Wednesday, August 24, 2005

Modern-Day Braveheart: Death March Not So Bad

From Telegraph.co.uk:

700 years on, a funeral is held for William Wallace

By Sally Pook
(Filed: 24/08/2005)

There was little of William Wallace to bury after he was strangled by hanging, released near death, drawn, quartered and beheaded.

His head was placed on a pike on London Bridge and his limbs displayed across Scotland to serve as a terrible warning.
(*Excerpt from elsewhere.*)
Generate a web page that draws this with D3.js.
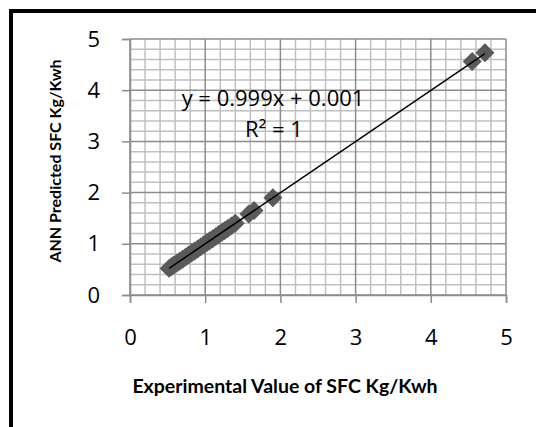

Seven hundred years later, a symbolic funeral service was conducted for the Scottish rebel leader in London yesterday, close to his place of execution.

[snip]

Tied to horses and stripped naked, he was dragged for six miles through the city in 1305 to a site next to St Bartholomew's church in Smithfield, where he is commemorated by a plaque dedicated to his "immortal memory".

[snip]

Colin Hay, 32, a youth worker from Perth, who walked the death route from Westminster to Smithfield, said: "It was the easiest six miles of my life. I didn't feel it. We were walking for a purpose, in honour of Wallace."